Pyongyang’s nuclear program is the crown jewel of the North Korean state enterprise, a carefully guarded secret to which they have given only Iran access. Given how extensively the Iranian nuclear program has been penetrated by foreign intelligence services—which foreign minister Ali Akbar Salehi openly admitted in 2010—the North Koreans surely understood they were taking an enormous risk by letting Iranians in the door. Whatever they’re getting from Iran in exchange—oil, money, or scientific cooperation on complicated issues—must be crucial. If Tehran has paid for access to Pyongyang’s program, it will also pay for a bomb.

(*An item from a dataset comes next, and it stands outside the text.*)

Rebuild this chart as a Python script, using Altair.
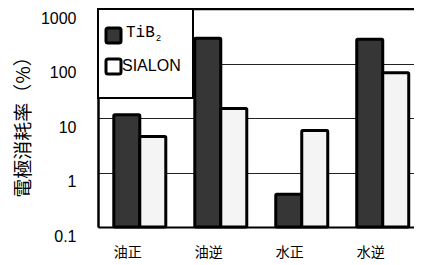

At this point, it could be only a matter of haggling over the price.
“Some of us have been saying this is something to worry about for five or six years,” said Henry Sokolski, executive director of the Nonproliferation Policy Education Center in Washington, D.C. “The North Koreans have been cooperating with Iran for about a decade on nuclear and missile issues, and the Iranians have several full-time weapons engineers on site in North Korea. Neither the North Koreans or the Iranians have made a secret of this. The Iranians were reported at North Korea’s last nuclear test as well. It’s hard to believe they had no access to the most recent test.”